SeeNews.net: EU says it has new proposal to reform WTO, jointly with Australia, Canada, China. European Trade Commissioner Cecilia Malmström said in a statement that she hoped the proposal would contribute to breaking the deadlock in the WTO dispute settlement. The European Union has announced it has a new proposal to reform the World Trade Organisation, jointly with Australia, Canada, China, India, Mexico and other countries, the statement said. “Together with a broad coalition of WTO members, we are presenting our most concrete proposals yet for WTO reform. I hope that this will contribute to breaking the current deadlock and that all WTO members will take responsibility equally,” European Trade Commissioner Cecilia Malmstrom said in a statement. The package, co-authored by Australia, Canada, China, Iceland, India, New Zealand, Mexico, Norway, Singapore, South Korea and Switzerland, will streamline the appointment of new judges, currently blocked by the United States. This has led to a backlog in the cases heard.

Russia Today: Canada’s crude crisis is accelerating. Canadian oil producers are in an increasingly tough predicament. With high and increasing oil demand around the globe over the last year, Canadian oil production has increased accordingly. All of this is simple and predictable economics, but now Canadian oil has hit a massive roadblock. Producers have the supply, and they have more than enough demand, but they don’t have the means to make the connection. Canadian export pipelines simply don’t have the capacity to keep up with either the supply or the demand. Canadian oil producers have now maxed out their storage capacity, and the Canadian glut continues to grow while they wait for a solution to the pipeline problem to materialize.
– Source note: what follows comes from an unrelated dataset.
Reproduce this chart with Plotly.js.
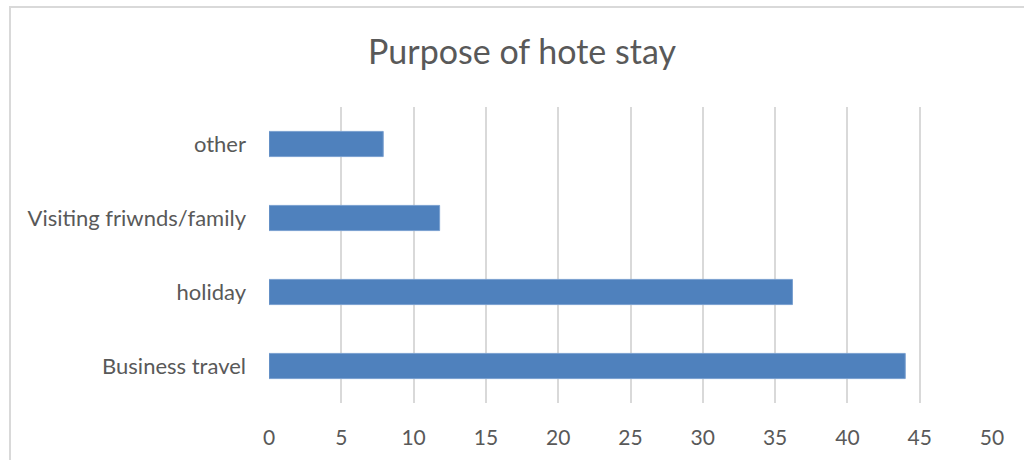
<!DOCTYPE html>
<html>
<head>
<meta charset="utf-8">
<script src="https://cdn.plot.ly/plotly-3.0.1.min.js"></script>
<style>
  html, body { margin: 0; padding: 0; background: #fff; }
  #wrap { position: relative; width: 1024px; height: 460px; }
  #chart { width: 1024px; height: 460px; }
  #frame { position: absolute; left: 9px; top: 6px; width: 1100px; height: 500px;
           border-left: 2px solid #d9d9d9; border-top: 2px solid #d9d9d9; pointer-events: none; }
</style>
</head>
<body>
<div id="wrap">
  <div id="chart"></div>
  <div id="frame"></div>
</div>
<script>
const categories = ["Business travel", "holiday", "Visiting friwnds/family", "other"];
const values = [44, 36.2, 11.8, 7.9];
const tickValues = [0, 5, 10, 15, 20, 25, 30, 35, 40, 45, 50];

const trace = {
  type: "bar",
  orientation: "h",
  y: categories,
  x: values,
  marker: { color: "#4f81bd", line: { color: "#7aa0d0", width: 1 } },
  hoverinfo: "x+y"
};

const layout = {
  width: 1024,
  height: 460,
  margin: { l: 269, r: 32, t: 107, b: 57 },
  paper_bgcolor: "rgba(0,0,0,0)",
  plot_bgcolor: "rgba(0,0,0,0)",
  font: { family: "Lato, 'Open Sans', sans-serif", color: "#595959" },
  title: {
    text: "Purpose of hote stay",
    font: { size: 34, color: "#595959", family: "Lato, 'Open Sans', sans-serif" },
    x: 522 / 1024, xref: "container", xanchor: "center",
    y: 1 - 52 / 460, yref: "container", yanchor: "middle"
  },
  bargap: 0.66,
  showlegend: false,
  xaxis: {
    range: [0, 50],
    tickvals: tickValues,
    ticktext: tickValues.map(String),
    showgrid: true,
    gridcolor: "#d9d9d9",
    gridwidth: 2,
    zeroline: false,
    showline: false,
    ticks: "",
    ticklabelstandoff: 20,
    tickfont: { size: 21, color: "#595959" },
    fixedrange: true
  },
  yaxis: {
    type: "category",
    categoryorder: "array",
    categoryarray: categories,
    showgrid: false,
    zeroline: false,
    showline: false,
    ticks: "",
    ticklabelstandoff: 22,
    tickfont: { size: 22, color: "#595959" },
    fixedrange: true
  }
};

Plotly.newPlot("chart", [trace], layout, { displayModeBar: false, staticPlot: true });
</script>
</body>
</html>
As pipeline space is at a premium and storage has hit maximum capacity, oil prices have fallen dramatically, and the differentials that had previously been hitting heavy oil hard in Canada (now at below $18 a barrel for the first time since 2016) have now spread to light oil and upgraded synthetic oil sands crude as well, leaving overall Canadian oil prices at record lows.

Sputnik News: GM reportedly plans to close its factory in Oshawa, Canada, leaving 2500 jobless. General Motors Canada will be announcing the closure of all operations in Oshawa, Canada on 26 November, multiple anonymous sources told CTV News Toronto. If the report is true, the move will affect at least some 2,500 workers, plus others in related spheres, such as auto parts productions. Unifor, a union, which represents workers at the GM plant, said in a statement that it received a notification from GM about an upcoming major announcement regarding the Oshawa plant, which is to take place on 26 November. Unifor doesn’t know the details of the announcement, but noted that no product production has been planned at the plant beyond December 2019.

RFI: Canada suspends temporarily expulsions of Haitians. Canada suspended until 25 November the expulsions of Haitians, due to the violence currently taking place in Haiti. The Border services agency has confirmed a rumor that has been running since last week. Some people were not aware of the suspension of their deportation from Canada until they arrived at the airport. Worried about the current situation in Haiti asylum-seekers ‘ advocacy agencies are calling for Canada to stop expulsions. In 2017, more than 7 000 Haitians, from the United States where their status was questioned, tried their luck in Canada. Some of them, accompanied by a large number of children, see their refugee claim rejected, for lack of a well-written file or due to missing papers. Many them find themselves in a detention centre in Montreal, where the Non-status Action Committee denounces the conditions of reception and treatment.